*DIRECTIVE*
Repeat everything from the first line of the listing below through the line that contains "mfc='#7a0a0a', mec='#7a0a0a', label='Cyclone3_1core')", exactly. Leave out pictures.

*INFORMATION SUPPLIED*
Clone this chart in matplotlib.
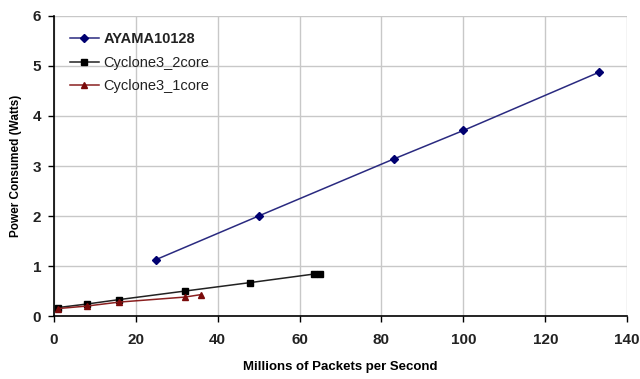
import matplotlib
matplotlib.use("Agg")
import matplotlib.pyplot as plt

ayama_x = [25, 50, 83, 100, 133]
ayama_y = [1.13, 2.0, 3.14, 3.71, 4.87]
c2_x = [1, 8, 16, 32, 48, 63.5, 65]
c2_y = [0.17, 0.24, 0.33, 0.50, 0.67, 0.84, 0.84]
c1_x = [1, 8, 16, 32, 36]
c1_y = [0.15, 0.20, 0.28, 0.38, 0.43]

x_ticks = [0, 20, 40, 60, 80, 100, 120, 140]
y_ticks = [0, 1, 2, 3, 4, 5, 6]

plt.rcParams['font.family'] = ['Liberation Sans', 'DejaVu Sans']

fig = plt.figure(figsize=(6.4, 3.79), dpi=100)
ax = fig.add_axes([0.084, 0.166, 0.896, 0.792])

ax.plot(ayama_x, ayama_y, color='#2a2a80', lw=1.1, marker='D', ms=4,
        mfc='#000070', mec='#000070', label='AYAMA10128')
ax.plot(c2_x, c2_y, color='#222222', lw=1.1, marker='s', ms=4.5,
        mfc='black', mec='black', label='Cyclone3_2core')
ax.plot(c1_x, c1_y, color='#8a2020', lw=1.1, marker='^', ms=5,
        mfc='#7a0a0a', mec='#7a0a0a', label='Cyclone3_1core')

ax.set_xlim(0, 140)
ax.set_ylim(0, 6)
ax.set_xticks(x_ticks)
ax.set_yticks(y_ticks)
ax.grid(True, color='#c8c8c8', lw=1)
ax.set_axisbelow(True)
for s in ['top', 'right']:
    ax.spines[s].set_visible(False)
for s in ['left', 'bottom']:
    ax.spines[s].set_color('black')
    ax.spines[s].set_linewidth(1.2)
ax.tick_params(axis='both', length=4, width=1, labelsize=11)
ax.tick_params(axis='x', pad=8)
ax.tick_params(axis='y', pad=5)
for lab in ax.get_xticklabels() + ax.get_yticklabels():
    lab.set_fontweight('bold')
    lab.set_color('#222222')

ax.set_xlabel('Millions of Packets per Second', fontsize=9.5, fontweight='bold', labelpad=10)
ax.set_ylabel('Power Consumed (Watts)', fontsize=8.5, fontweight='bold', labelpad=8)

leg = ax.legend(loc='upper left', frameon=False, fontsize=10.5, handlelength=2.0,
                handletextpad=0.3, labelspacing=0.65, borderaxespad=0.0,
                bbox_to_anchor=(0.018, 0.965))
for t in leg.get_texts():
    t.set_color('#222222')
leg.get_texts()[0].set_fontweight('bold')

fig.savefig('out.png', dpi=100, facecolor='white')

*RESULT*
Clone this chart in matplotlib.
import matplotlib
matplotlib.use("Agg")
import matplotlib.pyplot as plt

ayama_x = [25, 50, 83, 100, 133]
ayama_y = [1.13, 2.0, 3.14, 3.71, 4.87]
c2_x = [1, 8, 16, 32, 48, 63.5, 65]
c2_y = [0.17, 0.24, 0.33, 0.50, 0.67, 0.84, 0.84]
c1_x = [1, 8, 16, 32, 36]
c1_y = [0.15, 0.20, 0.28, 0.38, 0.43]

x_ticks = [0, 20, 40, 60, 80, 100, 120, 140]
y_ticks = [0, 1, 2, 3, 4, 5, 6]

plt.rcParams['font.family'] = ['Liberation Sans', 'DejaVu Sans']

fig = plt.figure(figsize=(6.4, 3.79), dpi=100)
ax = fig.add_axes([0.084, 0.166, 0.896, 0.792])

ax.plot(ayama_x, ayama_y, color='#2a2a80', lw=1.1, marker='D', ms=4,
        mfc='#000070', mec='#000070', label='AYAMA10128')
ax.plot(c2_x, c2_y, color='#222222', lw=1.1, marker='s', ms=4.5,
        mfc='black', mec='black', label='Cyclone3_2core')
ax.plot(c1_x, c1_y, color='#8a2020', lw=1.1, marker='^', ms=5,
        mfc='#7a0a0a', mec='#7a0a0a', label='Cyclone3_1core')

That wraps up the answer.